Да и здесь на многих металлических коробках со стеклянными крышками, в которых хранятся кондитерские изделия, было написано имя “Дуаз”, снабженное, правда, дополнением: “В. Салленав, преемник”.

В продолжение тридцати лет Маргарита звалась г-жой Шармуа, и люди никак не могли привыкнуть, что теперь ее фамилия Буэн.

Жена Росси завернула ветчину:

— Что еще, госпожа Буэн?

— Погодите, сверюсь со списком. У вас еще остались шоколадные конфеты, что я брала в прошлый раз?

— С ореховой начинкой?

— Да. Взвесьте полфунта. Время от времени я съедаю по конфетке. Их мне надолго хватит.

Буэн взял сахар, кофе. Добавил к этим покупкам по четверть фунта салями и болонской колбасы. В отличие от жены он не испытывал потребности объяснять, почему покупает то или другое.

Маргарита вытащила из кошелька деньги:

— Сколько с меня?

Буэн застрял у полок и подошел к кассе только после того, как жена вышла из магазина.

Мясная находилась неподалеку. Там стояла очередь. Рауль Пру, перешучиваясь с покупательницами, рубил мясо.

Буэн выждал, покуда за Маргаритой не встали две женщины, и вошел в лавку. Интересно, что будут говорить, когда они уйдут. Быть того не может, чтобы Пру удержался от комментариев.

— Видели этих двух чокнутых? Это муж и жена. Каждое утро приходят следом друг за другом, делают вид, будто незнакомы, и покупают каждый для себя. Интересно, что они делают целыми днями дома… Она-то сама не из простых. Ее первый муж играл на скрипке в Опере и давал уроки.

— Ваша очередь, госпожа Буэн. Простудились?

— Кажется, у меня начинается бронхит.

— Это серьезно. В вашем возрасте с такими вещами шутить нельзя. Что вам предложить сегодня?

— Сделайте мне маленький эскалоп, только потоньше. Знаете…

Мясник знал. Словно для того, чтобы ее не обвинили в скупости, Маргарита всем сообщала, что ест, как птичка — Вы не обрежете жир?

— Тогда же мало что останется!

— Мне этого вполне хватит.

Ее, должно быть, жалели и во всем винили Буэна. Когда он женился на ней, он выглядел здоровенным мужланом, у него только-только начали появляться морщины на лице. Он курил маленькие, бесформенные и страшно крепкие итальянские сигары. Случалось, сплевывал на землю желтую слюну и частенько заглядывал в бистро пропустить рюмочку. Да, он был не то что первый муж Маргариты — тот вел себя совершенно иначе.

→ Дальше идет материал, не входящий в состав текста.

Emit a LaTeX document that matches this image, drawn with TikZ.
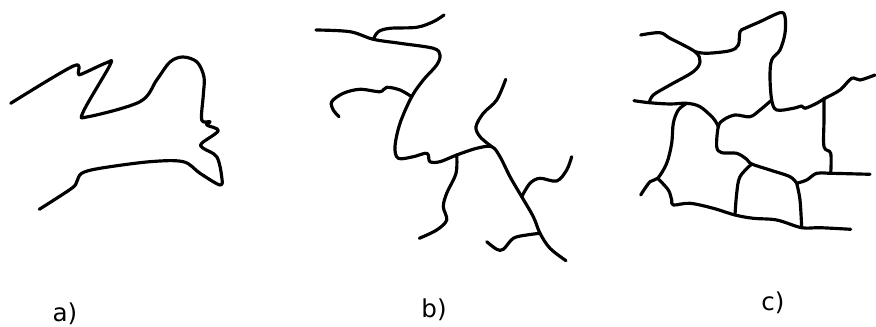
\documentclass[tikz,border=0pt]{standalone}
\usepackage{fontspec}
\setmainfont{DejaVu Sans}
\usetikzlibrary{positioning}

\begin{document}
\begin{tikzpicture}[
    x=0.02cm, y=-0.02cm,
    crack/.style={line width=1.8pt, line cap=round, line join=round},
    caption/.style={font=\fontsize{14}{16}\selectfont, inner sep=0pt}
]
\useasboundingbox (0,0) rectangle (876,327);

% a) single boundary
\draw[crack] plot[smooth, tension=0.55] coordinates {(10.7,103.3) (73.3,66) (78.3,73.3) (81.7,74) (106.7,62.7) (110,65) (83.3,111.7) (88.3,116.7) (140,101.7) (156.7,80) (170,62) (183,57) (197,62) (204,77) (203.3,95) (201.7,120) (210,121.7) (206.7,125) (218.3,130.7) (201.7,143.3) (203.3,148.3) (216.7,156.7) (221.7,176.7) (220,185) (200,173.3) (183.3,161.7) (150,161.7) (100,168.3) (81.7,173.3) (76.7,181.7) (71.7,188.3) (39.3,209.3)};

% b) main crack with branches
\draw[crack] plot[smooth, tension=0.55] coordinates {(316,30) (350,31.7) (373.3,39.3) (400,43.3) (433.3,48.3) (440,55) (436.7,65) (423.3,80) (411.7,96.7) (400,123.3) (395,146.7) (398.3,158.3) (413.3,156.7) (425,153.3) (428.3,155) (430,161.7) (440,161.7) (456.7,155) (476.7,148.3) (491.7,146.7) (500,156.7) (510,176.7) (521.7,196.7) (533.3,216.7) (540,233.3) (550,248.3) (566,260.7)};
\draw[crack] plot[smooth, tension=0.55] coordinates {(373.3,39.3) (378.3,31.7) (390,28.3) (416.7,27.3) (433.3,21.7) (444,15)};
\draw[crack] plot[smooth, tension=0.55] coordinates {(411.7,96.7) (400,90) (386.7,87.3) (380,91.7) (360,89.3) (343.3,93.3) (331.7,101.7) (333.3,110) (339,116.7)};
\draw[crack] plot[smooth, tension=0.55] coordinates {(491.7,146.7) (480,136.7) (476,126.7) (483.3,113.3) (496.7,100) (505.7,79.3)};
\draw[crack] plot[smooth, tension=0.55] coordinates {(456.7,155) (456,173.3) (446.7,193.3) (443.3,206.7) (446.7,220) (436.7,230) (419.3,238.3)};
\draw[crack] plot[smooth, tension=0.55] coordinates {(521.7,196.7) (530,183.3) (540,178.3) (556.7,181) (566.7,170) (571.7,156.7)};
\draw[crack] plot[smooth, tension=0.55] coordinates {(540,233.3) (526.7,235) (513.3,238.3) (503.3,249.3) (496.7,249.3) (486.7,241.7)};

% c) network of cells
\draw[crack] plot[smooth, tension=0.55] coordinates {(640.7,35) (660,32.7) (670,38.3) (695,51.7) (700,61.7) (693.3,71.7) (670,85) (653.3,95) (649.3,102.7)};
\draw[crack] plot[smooth, tension=0.55] coordinates {(695,51.7) (706.7,53.3) (730,50.7) (738.3,45) (740,31.7) (745,28.3) (760,21.7) (780,12.7) (785,16.7) (785,33.3) (780,50) (771.7,60) (770,76.7) (771.7,100) (776.7,110) (793.3,108.3) (801.7,106) (805,108.3) (816.7,103.3) (825,98.3) (840,90) (851.7,78.3) (860,80) (875,75)};
\draw[crack] plot[smooth, tension=0.55] coordinates {(634,100.7) (649.3,102.7) (670,104) (686.7,103.3) (700,106.7) (713.3,118.3) (718.3,126.7)};
\draw[crack] plot[smooth, tension=0.55] coordinates {(771.7,100) (760,110) (750,116.7) (735,115) (723.3,120) (718.3,126.7) (716.7,146.7) (721.7,152.7) (736.7,153.3) (746.7,159.3) (751.7,164) (770,170) (790,176.7) (796.7,183.3)};
\draw[crack] plot[smooth, tension=0.55] coordinates {(824,98.3) (824,120) (824,146.7) (830.7,153.3) (830.7,173.3)};
\draw[crack] plot[smooth, tension=0.55] coordinates {(796.7,183.3) (806.7,180) (816.7,173.3) (830.7,173.3) (870,174.3)};
\draw[crack] plot[smooth, tension=0.55] coordinates {(686.7,103.3) (678.3,110) (673.3,123.3) (671.7,143.3) (666.7,163.3) (657.7,178.3) (650,181.7) (640.7,195)};
\draw[crack] plot[smooth, tension=0.55] coordinates {(657.7,178.3) (668.3,190) (671.7,200) (673.3,205) (690,203.3) (713.3,208.3) (735,215) (753.3,218.3) (776.7,220) (801.7,227.7) (820,227.7) (850.7,229.3)};
\draw[crack] plot[smooth, tension=0.55] coordinates {(751.7,164) (740,176.7) (736.7,193.3) (735,215)};
\draw[crack] plot[smooth, tension=0.55] coordinates {(796.7,183.3) (800,200) (801.7,227.7)};

% captions
\node[caption] (capA) at (65,314) {a)};
\node[caption] (capB) at (434,310) {b)};
\node[caption] (capC) at (773,303) {c)};

\end{tikzpicture}
\end{document}
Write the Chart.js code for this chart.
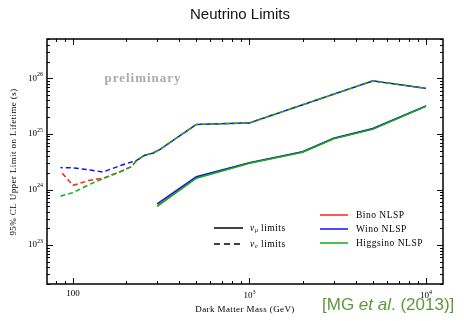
<!DOCTYPE html>
<html>
<head>
<meta charset="utf-8">
<title>Neutrino Limits</title>
<script src="https://cdn.jsdelivr.net/npm/chart.js@4/dist/chart.umd.min.js"></script>
<style>
  html, body { margin: 0; padding: 0; background: #fff; }
  canvas { display: block; }
</style>
</head>
<body>
<canvas id="chart" width="464" height="321"></canvas>
<script>
// dark matter masses (GeV)
var massE = [85, 100, 125, 148, 188, 215, 230, 255, 285, 310, 370, 500, 1000, 2000, 3000, 5000, 10000];
var massMu = [300, 500, 1000, 2000, 3000, 5000, 10000];

// nu_e limits (dashed), lifetime in s
var binoE  = [2.13e24, 1.19e24, 1.47e24, 1.6e24, 2.13e24, 2.6e24, 3.36e24, 4.13e24, 4.55e24, 5.24e24, 7.7e24, 1.48e25, 1.58e25, 3.34e25, 5.19e25, 9.0e25, 6.6e25];
var winoE  = [2.48e24, 2.45e24, 2.25e24, 2.07e24, 2.73e24, 3.13e24, 3.36e24, 4.13e24, 4.55e24, 5.24e24, 7.7e24, 1.48e25, 1.58e25, 3.34e25, 5.19e25, 9.0e25, 6.6e25];
var higgsE = [7.6e23, 8.8e23, 1.25e24, 1.57e24, 2.13e24, 2.6e24, 3.36e24, 4.13e24, 4.55e24, 5.24e24, 7.7e24, 1.48e25, 1.58e25, 3.34e25, 5.19e25, 9.0e25, 6.6e25];

// nu_mu limits (solid)
var binoMu  = [5.1e23, 1.62e24, 3.0e24, 4.74e24, 8.3e24, 1.23e25, 3.16e25];
var winoMu  = [5.5e23, 1.7e24, 3.05e24, 4.8e24, 8.4e24, 1.25e25, 3.2e25];
var higgsMu = [5.0e23, 1.6e24, 2.98e24, 4.7e24, 8.2e24, 1.22e25, 3.14e25];

var xTicks = [100, 1000, 10000];
var yTicks = [1e23, 1e24, 1e25, 1e26];

var RED = '#ff2020', BLUE = '#1010ff', GREEN = '#10b010';
var SERIF = '"Liberation Serif", "DejaVu Serif", serif';

function pts(xs, ys) {
  return xs.map(function(x, i) { return {x: x, y: ys[i]}; });
}

function line(data, color, dash, off) {
  return {
    data: data, borderColor: color, borderWidth: 1.5,
    borderDash: dash || [], borderDashOffset: off || 0,
    pointRadius: 0, fill: false, tension: 0
  };
}

// superscript power of ten
function drawPow(ctx, exp, x, y, align) {
  ctx.font = '9px ' + SERIF;
  var wb = ctx.measureText('10').width;
  ctx.font = '6px ' + SERIF;
  var we = ctx.measureText(String(exp)).width;
  var w = wb + we;
  var x0 = align === 'right' ? x - w : x - w / 2;
  ctx.textAlign = 'left';
  ctx.textBaseline = 'middle';
  ctx.font = '9px ' + SERIF;
  ctx.fillText('10', x0, y);
  ctx.font = '6px ' + SERIF;
  ctx.fillText(String(exp), x0 + wb, y - 4);
}

var decor = {
  id: 'decor',
  beforeDatasetsDraw: function(chart) {
    var ctx = chart.ctx;
    ctx.save();
    ctx.fillStyle = '#aaaaaa';
    ctx.font = 'bold 13px ' + SERIF;
    ctx.letterSpacing = '1px';
    ctx.textAlign = 'center';
    ctx.textBaseline = 'middle';
    ctx.fillText('preliminary', 143, 79);
    ctx.restore();
  },
  afterDraw: function(chart) {
    var ctx = chart.ctx, a = chart.chartArea;
    var xs = chart.scales.x, ys = chart.scales.y;
    ctx.save();
    ctx.strokeStyle = '#000';
    ctx.fillStyle = '#000';
    ctx.lineWidth = 1.5;
    ctx.strokeRect(a.left, a.top, a.right - a.left, a.bottom - a.top);

    ctx.lineWidth = 1;
    ctx.beginPath();
    for (var d = 1; d <= 4; d++) {
      for (var k = 1; k <= 9; k++) {
        var v = k * Math.pow(10, d);
        if (v < xs.min || v > xs.max) continue;
        var px = Math.round(xs.getPixelForValue(v)) + 0.5;
        var len = k === 1 ? 6 : 3;
        ctx.moveTo(px, a.bottom); ctx.lineTo(px, a.bottom - len);
        ctx.moveTo(px, a.top); ctx.lineTo(px, a.top + len);
      }
    }
    for (var e = 22; e <= 26; e++) {
      for (var k2 = 1; k2 <= 9; k2++) {
        var vy = k2 * Math.pow(10, e);
        if (vy < ys.min || vy > ys.max) continue;
        var py = Math.round(ys.getPixelForValue(vy)) + 0.5;
        var l2 = k2 === 1 ? 6 : 3;
        ctx.moveTo(a.left, py); ctx.lineTo(a.left + l2, py);
        ctx.moveTo(a.right, py); ctx.lineTo(a.right - l2, py);
      }
    }
    ctx.stroke();

    // tick labels
    xTicks.forEach(function(v) {
      var px = xs.getPixelForValue(v);
      if (v === 100) {
        ctx.font = '9px ' + SERIF;
        ctx.textAlign = 'center';
        ctx.textBaseline = 'middle';
        ctx.fillText('100', px, 294);
      } else {
        drawPow(ctx, Math.round(Math.log10(v)), px, 296, 'center');
      }
    });
    yTicks.forEach(function(v) {
      drawPow(ctx, Math.round(Math.log10(v)), 43, ys.getPixelForValue(v), 'right');
    });

    // axis titles
    ctx.font = '9px ' + SERIF;
    ctx.letterSpacing = '0.4px';
    ctx.textAlign = 'center';
    ctx.textBaseline = 'middle';
    ctx.fillText('Dark Matter Mass (GeV)', 245, 310);
    ctx.save();
    ctx.translate(14, 162);
    ctx.rotate(-Math.PI / 2);
    ctx.fillText('95% CL Upper Limit on Lifetime (s)', 0, 0);
    ctx.restore();
    ctx.letterSpacing = '0px';

    // title
    ctx.font = '15px "Liberation Sans", Arial, sans-serif';
    ctx.fillStyle = '#111';
    ctx.fillText('Neutrino Limits', 240, 15);

    // legends
    ctx.lineWidth = 1.5;
    ctx.strokeStyle = '#000';
    ctx.setLineDash([]);
    ctx.beginPath(); ctx.moveTo(214, 228); ctx.lineTo(243, 228); ctx.stroke();
    ctx.setLineDash([6, 4]);
    ctx.beginPath(); ctx.moveTo(214, 244); ctx.lineTo(243, 244); ctx.stroke();
    ctx.setLineDash([]);
    ctx.fillStyle = '#000';
    ctx.textAlign = 'left';
    ctx.letterSpacing = '0.5px';
    [['\u03bc', 228], ['e', 244]].forEach(function(r) {
      ctx.font = 'italic 9.5px ' + SERIF;
      ctx.fillText('\u03bd', 250, r[1]);
      ctx.font = 'italic 6px ' + SERIF;
      ctx.fillText(r[0], 255, r[1] + 2);
      ctx.font = '9.5px ' + SERIF;
      ctx.fillText('limits', 261, r[1]);
    });
    [[RED, 'Bino NLSP', 215], [BLUE, 'Wino NLSP', 229], [GREEN, 'Higgsino NLSP', 243]].forEach(function(r) {
      ctx.strokeStyle = r[0];
      ctx.beginPath(); ctx.moveTo(320, r[2]); ctx.lineTo(348, r[2]); ctx.stroke();
      ctx.font = '9.5px ' + SERIF;
      ctx.fillText(r[1], 356, r[2]);
    });
    ctx.letterSpacing = '0px';

    // citation
    ctx.fillStyle = '#5a9a3a';
    ctx.font = '17px "Liberation Sans", Arial, sans-serif';
    var x0 = 322, yc = 305;
    var parts = [['[MG ', ''], ['et al', 'italic '], ['. (2013)]', '']];
    parts.forEach(function(p) {
      ctx.font = p[1] + '17px "Liberation Sans", Arial, sans-serif';
      ctx.fillText(p[0], x0, yc);
      x0 += ctx.measureText(p[0]).width;
    });
    ctx.restore();
  }
};

var config = {
  type: 'line',
  data: {
    datasets: [
      line(pts(massMu, higgsMu), GREEN),
      line(pts(massMu, winoMu), BLUE),
      line(pts(massMu, binoMu), RED),
      line(pts(massE, higgsE), GREEN, [5, 3], 0),
      line(pts(massE, winoE), BLUE, [5, 3], 2.7),
      line(pts(massE, binoE), RED, [5, 3], 5.3)
    ]
  },
  options: {
    responsive: false,
    animation: false,
    devicePixelRatio: 1,
    layout: { padding: { left: 47, right: 21, top: 39, bottom: 37 } },
    plugins: { legend: { display: false }, tooltip: { enabled: false } },
    scales: {
      x: { type: 'logarithmic', min: 71.3, max: 12480, display: false },
      y: { type: 'logarithmic', min: 2.0e22, max: 5.1e26, display: false }
    }
  },
  plugins: [decor]
};

var chart = new Chart(document.getElementById('chart'), config);
</script>
</body>
</html>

Может быть, кое-кто считает, что он окрутил ее, женился ради денег? Нет, это не так. Он ничуть не бедней ее. Конечно, полностью быть уверенным невозможно, поскольку в этих вопросах Маргарита крайне скрытна. Брак они заключили на условии раздельного владения имуществом, хотя, кажется, наследников, ни прямых, ни непрямых, у нее нет. У Буэна, кроме сбережений, имеется пенсия, и Маргарита, если он умрет раньше, до конца дней будет получать половину ее. Кто же из них двоих имел корыстный интерес? Оба? Никто?

— У вас найдется приличная телячья почка? Маргарита вышла, раскрыла на пороге лиловый зонт и направилась в молочную. Буэн вошел туда, когда она уже расплачивалась. Он не видел, что она купила, услышал только сумму: два франка сорок пять.